Here is a list of the most common PPIs. The generic name is shown first with the brand name in parentheses; chemically, each pair is identical. For example, if you are on omeprazole, you are on Prilosec.

omeprazole (Prilosec)

pantoprazole (Protonix)

esomeprazole (Nexium)

lansoprazole (Prevacid)

rabeprazole (AcipHex)

Why You Should You Get Off Your PPI

In the last few years, it has become increasingly clear that PPIs are ineffective for the majority of people, and they can cause serious, even dangerous, side effects, including kidney disease, osteoporosis, bone fractures, impaired absorption of nutrients, dementia, liver disease, and sudden cardiac death.  I stopped using PPIs for my patients in 2014 after the Danish study that showed prolonged use of PPIs was associated with an increased risk of esophageal cancer.  

Most people want to come off PPIs, and they should. However, about 30% experience rebound hyperacidity, and that means that after the last PPI, you make more acid, and you can have worse-than-ever reflux symptoms … and terrible heartburn is common … even for people who never had heartburn before. 

People with rebound are often miserable; but thankfully, it’s not forever. In my experience, rebound lasts 1-10 weeks, with two weeks being about the usual length of rebound symptoms. By the way, I have seen rebound occur in a patient who used PPIs for less than a week. If you stick it out you will recover, but are some tips on how to avoid or minimize rebound symptoms.

Tactical Tips To Beat Rebound 

No fried food or other high-fat foods. Fast food, chips, cheese, beef, etc., are out.
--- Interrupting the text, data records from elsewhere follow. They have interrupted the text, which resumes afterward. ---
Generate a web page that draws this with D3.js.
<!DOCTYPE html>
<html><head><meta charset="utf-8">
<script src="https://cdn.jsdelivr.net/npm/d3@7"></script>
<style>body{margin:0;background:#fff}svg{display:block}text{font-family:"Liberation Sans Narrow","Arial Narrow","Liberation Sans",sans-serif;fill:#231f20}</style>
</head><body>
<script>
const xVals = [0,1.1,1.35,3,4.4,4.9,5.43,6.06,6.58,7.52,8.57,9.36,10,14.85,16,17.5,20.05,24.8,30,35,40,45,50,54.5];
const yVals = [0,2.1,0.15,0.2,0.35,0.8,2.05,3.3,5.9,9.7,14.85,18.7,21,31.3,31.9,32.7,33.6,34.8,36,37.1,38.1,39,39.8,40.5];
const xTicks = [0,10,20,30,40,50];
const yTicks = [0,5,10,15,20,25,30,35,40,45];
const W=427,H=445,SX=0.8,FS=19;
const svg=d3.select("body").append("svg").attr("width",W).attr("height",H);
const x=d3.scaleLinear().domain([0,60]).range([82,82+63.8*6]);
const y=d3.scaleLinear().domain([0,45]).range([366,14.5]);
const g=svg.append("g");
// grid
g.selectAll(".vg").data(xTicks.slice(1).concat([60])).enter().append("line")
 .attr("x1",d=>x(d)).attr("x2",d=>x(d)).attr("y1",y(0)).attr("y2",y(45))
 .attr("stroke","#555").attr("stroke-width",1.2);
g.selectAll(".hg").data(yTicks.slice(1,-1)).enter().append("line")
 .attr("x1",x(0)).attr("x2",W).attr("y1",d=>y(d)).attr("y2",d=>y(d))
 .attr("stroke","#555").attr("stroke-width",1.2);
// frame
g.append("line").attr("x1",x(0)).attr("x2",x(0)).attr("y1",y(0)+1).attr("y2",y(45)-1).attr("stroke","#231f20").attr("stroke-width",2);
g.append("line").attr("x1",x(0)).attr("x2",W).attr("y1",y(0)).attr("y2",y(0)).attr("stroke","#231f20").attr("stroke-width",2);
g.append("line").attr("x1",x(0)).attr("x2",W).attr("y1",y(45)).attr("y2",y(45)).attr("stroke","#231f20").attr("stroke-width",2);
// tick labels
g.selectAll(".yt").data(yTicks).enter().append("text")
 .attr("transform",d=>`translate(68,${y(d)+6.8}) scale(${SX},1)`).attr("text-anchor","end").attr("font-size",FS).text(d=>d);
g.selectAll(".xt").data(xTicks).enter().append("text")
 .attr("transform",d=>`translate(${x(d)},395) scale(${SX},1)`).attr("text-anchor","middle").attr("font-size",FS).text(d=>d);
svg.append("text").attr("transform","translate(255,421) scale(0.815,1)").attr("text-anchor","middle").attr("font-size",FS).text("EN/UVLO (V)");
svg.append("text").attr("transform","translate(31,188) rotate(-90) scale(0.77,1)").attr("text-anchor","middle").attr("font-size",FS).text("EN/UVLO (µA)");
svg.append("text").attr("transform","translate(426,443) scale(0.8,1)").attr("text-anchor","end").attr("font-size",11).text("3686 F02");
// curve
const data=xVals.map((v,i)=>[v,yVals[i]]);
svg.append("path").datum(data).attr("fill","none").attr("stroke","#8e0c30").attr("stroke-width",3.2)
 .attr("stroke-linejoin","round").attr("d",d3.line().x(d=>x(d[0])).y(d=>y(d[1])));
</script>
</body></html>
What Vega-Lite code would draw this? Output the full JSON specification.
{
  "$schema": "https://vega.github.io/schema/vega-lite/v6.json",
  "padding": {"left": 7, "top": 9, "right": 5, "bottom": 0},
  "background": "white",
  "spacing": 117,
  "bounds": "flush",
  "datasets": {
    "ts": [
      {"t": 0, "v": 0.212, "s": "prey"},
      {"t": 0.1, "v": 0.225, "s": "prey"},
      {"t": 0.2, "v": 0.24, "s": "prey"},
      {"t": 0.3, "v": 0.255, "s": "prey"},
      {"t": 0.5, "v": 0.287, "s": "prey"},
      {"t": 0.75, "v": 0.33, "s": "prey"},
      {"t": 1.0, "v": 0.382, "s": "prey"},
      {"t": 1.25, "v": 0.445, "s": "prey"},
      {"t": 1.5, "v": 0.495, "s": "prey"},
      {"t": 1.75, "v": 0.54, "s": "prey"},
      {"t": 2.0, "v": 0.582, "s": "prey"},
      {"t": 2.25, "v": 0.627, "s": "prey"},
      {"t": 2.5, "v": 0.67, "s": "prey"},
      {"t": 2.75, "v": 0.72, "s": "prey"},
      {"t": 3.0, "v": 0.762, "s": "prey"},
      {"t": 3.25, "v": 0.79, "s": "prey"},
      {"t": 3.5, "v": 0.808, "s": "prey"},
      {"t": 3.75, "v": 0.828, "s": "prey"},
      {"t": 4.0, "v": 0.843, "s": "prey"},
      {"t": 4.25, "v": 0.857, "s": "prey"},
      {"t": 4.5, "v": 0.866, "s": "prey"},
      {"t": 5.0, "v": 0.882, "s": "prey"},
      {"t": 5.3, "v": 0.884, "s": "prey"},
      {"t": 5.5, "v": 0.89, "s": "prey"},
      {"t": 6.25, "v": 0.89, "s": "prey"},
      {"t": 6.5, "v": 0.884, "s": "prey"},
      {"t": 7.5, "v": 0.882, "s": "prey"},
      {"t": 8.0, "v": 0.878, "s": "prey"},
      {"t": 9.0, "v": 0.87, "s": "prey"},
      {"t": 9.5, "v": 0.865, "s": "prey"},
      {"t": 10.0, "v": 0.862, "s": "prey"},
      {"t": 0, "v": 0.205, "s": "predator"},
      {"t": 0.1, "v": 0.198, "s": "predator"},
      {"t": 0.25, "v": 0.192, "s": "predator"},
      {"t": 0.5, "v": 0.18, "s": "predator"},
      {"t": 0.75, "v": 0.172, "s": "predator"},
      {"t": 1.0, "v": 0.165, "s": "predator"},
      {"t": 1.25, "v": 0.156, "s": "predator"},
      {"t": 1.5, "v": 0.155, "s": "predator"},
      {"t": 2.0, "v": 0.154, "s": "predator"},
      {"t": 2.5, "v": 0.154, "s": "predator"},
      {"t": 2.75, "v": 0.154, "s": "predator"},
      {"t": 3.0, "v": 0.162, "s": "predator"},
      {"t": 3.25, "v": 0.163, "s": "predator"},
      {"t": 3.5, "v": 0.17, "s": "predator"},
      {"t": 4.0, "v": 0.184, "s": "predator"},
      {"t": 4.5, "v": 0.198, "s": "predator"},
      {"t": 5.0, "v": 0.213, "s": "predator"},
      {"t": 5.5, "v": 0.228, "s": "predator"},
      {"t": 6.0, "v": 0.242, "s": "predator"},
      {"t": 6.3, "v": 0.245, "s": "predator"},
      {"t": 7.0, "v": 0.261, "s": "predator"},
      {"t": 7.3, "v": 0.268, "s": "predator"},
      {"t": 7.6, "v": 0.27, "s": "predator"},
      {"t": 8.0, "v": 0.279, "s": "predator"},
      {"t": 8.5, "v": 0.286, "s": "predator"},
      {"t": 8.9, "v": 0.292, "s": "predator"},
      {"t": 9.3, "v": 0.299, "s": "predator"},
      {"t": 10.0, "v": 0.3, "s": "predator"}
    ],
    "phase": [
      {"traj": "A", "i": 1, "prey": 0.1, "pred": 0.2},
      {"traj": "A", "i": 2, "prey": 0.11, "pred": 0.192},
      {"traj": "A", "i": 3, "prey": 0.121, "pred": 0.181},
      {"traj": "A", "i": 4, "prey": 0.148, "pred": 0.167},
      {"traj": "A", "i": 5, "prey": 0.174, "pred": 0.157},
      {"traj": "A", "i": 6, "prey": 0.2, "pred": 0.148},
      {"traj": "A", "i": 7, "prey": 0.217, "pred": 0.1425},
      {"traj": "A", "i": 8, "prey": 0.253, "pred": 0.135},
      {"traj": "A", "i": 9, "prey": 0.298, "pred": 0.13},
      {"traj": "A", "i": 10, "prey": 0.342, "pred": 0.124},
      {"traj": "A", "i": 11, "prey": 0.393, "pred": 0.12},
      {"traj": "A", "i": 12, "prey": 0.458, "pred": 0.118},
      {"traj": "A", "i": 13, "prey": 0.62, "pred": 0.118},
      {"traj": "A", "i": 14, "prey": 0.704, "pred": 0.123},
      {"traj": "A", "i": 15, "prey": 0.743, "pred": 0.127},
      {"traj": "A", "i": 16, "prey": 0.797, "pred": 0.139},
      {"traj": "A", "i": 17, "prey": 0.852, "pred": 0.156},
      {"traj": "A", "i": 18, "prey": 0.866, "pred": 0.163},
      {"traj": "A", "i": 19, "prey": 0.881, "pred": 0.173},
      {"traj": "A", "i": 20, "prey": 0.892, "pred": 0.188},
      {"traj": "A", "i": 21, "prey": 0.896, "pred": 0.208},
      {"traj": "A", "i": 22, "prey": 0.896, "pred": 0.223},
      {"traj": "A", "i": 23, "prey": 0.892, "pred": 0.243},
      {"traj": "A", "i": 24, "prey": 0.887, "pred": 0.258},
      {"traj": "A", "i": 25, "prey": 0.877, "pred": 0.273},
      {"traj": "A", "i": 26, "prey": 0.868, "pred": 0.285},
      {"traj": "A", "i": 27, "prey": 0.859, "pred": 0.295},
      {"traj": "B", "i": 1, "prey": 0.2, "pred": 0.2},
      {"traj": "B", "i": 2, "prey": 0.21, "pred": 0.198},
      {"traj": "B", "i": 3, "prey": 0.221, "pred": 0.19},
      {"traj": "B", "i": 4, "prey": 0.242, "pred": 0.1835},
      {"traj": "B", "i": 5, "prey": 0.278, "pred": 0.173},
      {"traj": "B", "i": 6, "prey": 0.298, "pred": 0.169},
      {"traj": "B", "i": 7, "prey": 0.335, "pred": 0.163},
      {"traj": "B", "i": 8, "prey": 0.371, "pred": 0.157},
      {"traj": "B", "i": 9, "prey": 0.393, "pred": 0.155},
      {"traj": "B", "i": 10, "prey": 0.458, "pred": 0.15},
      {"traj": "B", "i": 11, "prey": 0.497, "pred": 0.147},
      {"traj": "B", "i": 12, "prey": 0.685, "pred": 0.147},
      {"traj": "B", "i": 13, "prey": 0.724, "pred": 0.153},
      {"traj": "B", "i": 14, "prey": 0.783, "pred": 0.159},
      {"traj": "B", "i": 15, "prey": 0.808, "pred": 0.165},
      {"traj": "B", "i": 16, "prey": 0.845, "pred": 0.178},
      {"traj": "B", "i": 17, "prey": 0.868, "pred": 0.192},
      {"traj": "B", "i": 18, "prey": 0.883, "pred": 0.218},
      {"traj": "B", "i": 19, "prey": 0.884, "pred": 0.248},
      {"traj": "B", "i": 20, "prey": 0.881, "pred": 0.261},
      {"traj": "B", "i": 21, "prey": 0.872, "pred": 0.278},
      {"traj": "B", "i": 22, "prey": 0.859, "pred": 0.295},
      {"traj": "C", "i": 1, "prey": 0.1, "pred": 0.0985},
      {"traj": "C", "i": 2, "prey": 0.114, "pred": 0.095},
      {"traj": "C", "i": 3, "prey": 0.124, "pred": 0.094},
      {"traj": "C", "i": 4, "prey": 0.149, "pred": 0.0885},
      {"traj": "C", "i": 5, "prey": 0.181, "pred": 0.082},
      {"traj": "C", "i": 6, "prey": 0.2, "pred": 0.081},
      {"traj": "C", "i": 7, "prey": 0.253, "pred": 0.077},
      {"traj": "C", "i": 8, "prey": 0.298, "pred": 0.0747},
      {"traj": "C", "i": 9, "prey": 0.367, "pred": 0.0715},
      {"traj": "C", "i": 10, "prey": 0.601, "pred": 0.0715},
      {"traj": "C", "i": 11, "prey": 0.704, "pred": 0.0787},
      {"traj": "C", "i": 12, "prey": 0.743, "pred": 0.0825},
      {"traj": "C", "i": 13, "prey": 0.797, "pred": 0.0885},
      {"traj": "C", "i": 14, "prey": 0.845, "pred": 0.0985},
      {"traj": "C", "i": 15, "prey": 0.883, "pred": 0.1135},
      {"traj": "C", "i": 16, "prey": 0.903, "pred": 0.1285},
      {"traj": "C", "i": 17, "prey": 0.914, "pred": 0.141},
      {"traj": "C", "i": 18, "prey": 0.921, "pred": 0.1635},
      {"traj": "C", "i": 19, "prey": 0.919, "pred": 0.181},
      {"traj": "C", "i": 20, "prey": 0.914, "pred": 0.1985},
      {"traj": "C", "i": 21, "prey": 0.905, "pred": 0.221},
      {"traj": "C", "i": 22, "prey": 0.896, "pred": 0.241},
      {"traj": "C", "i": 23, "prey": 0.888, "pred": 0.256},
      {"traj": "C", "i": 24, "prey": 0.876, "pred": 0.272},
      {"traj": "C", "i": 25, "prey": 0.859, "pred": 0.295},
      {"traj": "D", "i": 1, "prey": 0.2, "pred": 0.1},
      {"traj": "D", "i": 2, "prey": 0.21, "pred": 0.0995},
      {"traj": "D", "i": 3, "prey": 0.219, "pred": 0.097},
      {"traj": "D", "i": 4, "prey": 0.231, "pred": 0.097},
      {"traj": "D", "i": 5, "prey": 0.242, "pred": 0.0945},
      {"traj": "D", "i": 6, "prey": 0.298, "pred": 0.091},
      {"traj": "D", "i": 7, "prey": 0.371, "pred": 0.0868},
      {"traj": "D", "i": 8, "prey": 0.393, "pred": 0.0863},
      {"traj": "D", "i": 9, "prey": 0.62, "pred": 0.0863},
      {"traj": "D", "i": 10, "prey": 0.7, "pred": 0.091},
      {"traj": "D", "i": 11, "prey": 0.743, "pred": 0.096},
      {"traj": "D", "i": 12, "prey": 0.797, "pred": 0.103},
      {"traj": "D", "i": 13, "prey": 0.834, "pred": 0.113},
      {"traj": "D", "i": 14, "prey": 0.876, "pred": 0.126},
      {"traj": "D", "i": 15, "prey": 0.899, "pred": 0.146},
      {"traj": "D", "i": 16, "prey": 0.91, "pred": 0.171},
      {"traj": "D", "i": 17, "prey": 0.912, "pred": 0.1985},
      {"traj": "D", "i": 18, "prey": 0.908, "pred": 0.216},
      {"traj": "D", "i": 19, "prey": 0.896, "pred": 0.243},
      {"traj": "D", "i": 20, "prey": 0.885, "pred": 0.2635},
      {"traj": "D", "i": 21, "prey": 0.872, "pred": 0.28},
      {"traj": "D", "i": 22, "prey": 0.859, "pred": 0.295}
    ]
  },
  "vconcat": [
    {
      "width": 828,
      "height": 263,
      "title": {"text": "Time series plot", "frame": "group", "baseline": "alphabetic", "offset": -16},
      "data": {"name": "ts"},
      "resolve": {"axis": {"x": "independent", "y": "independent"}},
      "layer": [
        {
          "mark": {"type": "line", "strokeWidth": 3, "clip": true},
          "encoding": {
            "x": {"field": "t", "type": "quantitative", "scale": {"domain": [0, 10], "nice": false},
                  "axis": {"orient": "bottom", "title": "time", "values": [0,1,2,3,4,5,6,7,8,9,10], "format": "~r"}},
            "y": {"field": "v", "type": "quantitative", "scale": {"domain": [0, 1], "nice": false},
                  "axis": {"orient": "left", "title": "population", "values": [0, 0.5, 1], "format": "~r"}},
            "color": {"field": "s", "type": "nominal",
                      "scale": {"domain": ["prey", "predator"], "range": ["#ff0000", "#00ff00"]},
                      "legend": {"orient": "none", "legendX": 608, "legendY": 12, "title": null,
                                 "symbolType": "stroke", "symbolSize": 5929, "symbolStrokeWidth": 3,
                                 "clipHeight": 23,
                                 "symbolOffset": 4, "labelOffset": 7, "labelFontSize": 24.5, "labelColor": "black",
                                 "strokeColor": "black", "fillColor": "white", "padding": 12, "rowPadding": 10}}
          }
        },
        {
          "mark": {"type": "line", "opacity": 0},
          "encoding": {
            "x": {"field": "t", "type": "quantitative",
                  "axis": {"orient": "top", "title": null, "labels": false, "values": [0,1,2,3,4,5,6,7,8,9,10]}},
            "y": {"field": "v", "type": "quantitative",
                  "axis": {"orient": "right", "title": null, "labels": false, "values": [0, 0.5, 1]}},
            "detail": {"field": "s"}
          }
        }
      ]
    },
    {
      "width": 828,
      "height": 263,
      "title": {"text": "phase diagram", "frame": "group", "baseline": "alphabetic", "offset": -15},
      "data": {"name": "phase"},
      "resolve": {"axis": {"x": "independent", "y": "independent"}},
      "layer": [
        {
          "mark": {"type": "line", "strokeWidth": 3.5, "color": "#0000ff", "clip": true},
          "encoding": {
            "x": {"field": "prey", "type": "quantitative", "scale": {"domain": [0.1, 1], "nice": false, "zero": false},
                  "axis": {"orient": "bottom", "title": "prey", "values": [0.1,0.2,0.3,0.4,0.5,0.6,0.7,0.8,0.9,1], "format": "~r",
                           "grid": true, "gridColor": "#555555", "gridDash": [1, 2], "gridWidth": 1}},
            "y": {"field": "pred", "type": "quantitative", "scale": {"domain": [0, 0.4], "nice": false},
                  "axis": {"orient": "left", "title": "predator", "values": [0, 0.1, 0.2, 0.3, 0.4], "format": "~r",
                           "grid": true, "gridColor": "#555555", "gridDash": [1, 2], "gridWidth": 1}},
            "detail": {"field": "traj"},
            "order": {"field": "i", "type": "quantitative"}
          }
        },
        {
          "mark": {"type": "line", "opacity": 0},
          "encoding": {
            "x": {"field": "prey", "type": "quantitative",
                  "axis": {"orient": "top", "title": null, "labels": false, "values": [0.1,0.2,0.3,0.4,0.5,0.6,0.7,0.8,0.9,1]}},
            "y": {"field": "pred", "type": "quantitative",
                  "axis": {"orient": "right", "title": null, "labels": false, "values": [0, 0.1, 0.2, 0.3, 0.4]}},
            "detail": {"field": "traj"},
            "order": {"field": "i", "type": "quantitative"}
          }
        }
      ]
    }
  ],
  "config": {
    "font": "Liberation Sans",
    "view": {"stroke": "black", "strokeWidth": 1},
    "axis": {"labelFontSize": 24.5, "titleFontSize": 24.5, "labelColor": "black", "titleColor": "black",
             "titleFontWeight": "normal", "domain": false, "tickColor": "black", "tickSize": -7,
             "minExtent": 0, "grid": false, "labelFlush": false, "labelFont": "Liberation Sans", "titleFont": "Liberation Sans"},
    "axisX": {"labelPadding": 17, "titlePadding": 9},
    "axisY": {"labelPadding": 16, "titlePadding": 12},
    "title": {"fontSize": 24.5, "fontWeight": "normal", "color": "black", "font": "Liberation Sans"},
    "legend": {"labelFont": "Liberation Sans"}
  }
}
No alcohol or soft drinks, no bubbly anything either … mostly drink water … if you can find it, drink alkaline water.

At the drugstore, get a non-PPI over-the-counter acid-suppressive medicine like famotidine (Pepcid); the generic famotidine will do (20 mg.) Take one before breakfast, dinner, and two before bed. 

While at the drug store, get some antacids, such as Mylanta, Tums, or Rolaids, for after eating … and get some chewing gum (no mint), too.  

Try to avoid eating or drinking within 3-4 hours of sleep …  if you can, sleep on an incline.

No over-eating and try not to make dinner, your last meal of the day, your major refueling meal.  

Chew gum for 10-15 minutes after each time you eat anything, even a snack. Alternatively, in stead of chewing gum, you can suck on hard candy such as Ricola.